Mir ist es ein Rätsel, warum Rameau bis dato nicht einen größeren Platz in den Spielplänen erringen konnte. In Wien ist immerhin dem Theater an der Wien eine Aufführungsserie von „Platée“ zu verdanken. Warum die Wiener Staatsoper auch unter einem französischen Direktor nicht das eine oder andere Meisterwerk der tragédie lyrique herausbringt, ist mir ein Rätsel. In Paris konnte man Platée zuerst im Châtelet und dann am Palais Garnier immer wieder vor ausverkauften Häusern spielen. Mit einer grandiosen Produktion könnte man auch das Wiener Opernpublikum in Scharen für französische Barockmusik mit ihrer unendlichen Verfeinerung unter gesamthaften Einbezug des Balletts begeistern. Die Zeit ist reif. Und nicht immer dieselben Werke meist in austauschbaren Ko-Produktionen ohne Bezug zum genius loci zu zeigen.
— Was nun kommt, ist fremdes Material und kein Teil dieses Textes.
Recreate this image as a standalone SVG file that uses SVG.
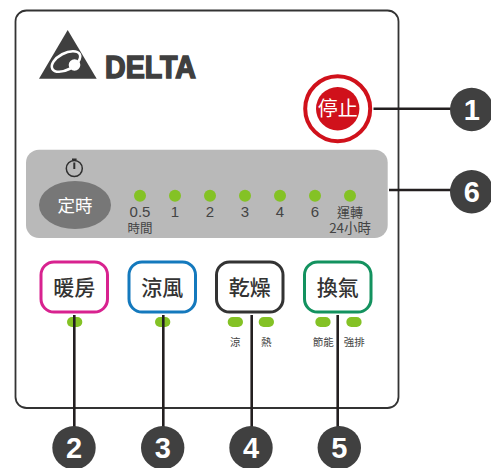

Wie es auch anders geht, führt die Komische Oper vor. In der Spielzeit 2014/2015 wird man neben Offenbachs Schöner Helena u.a. auch Raritäten wie Arizona Lady von Emmerich Kálmán, Eine Frau, die weiß was sie will! von Oscar Strauss, aber auch Opernschwergewichte wie Schönbergs Moses und Aron, Mozarts Don Giovanni und Lucio Silla bzw. für die Freunde von Barockmusik Händels Giulio Cesare in Egitto neu interpretieren.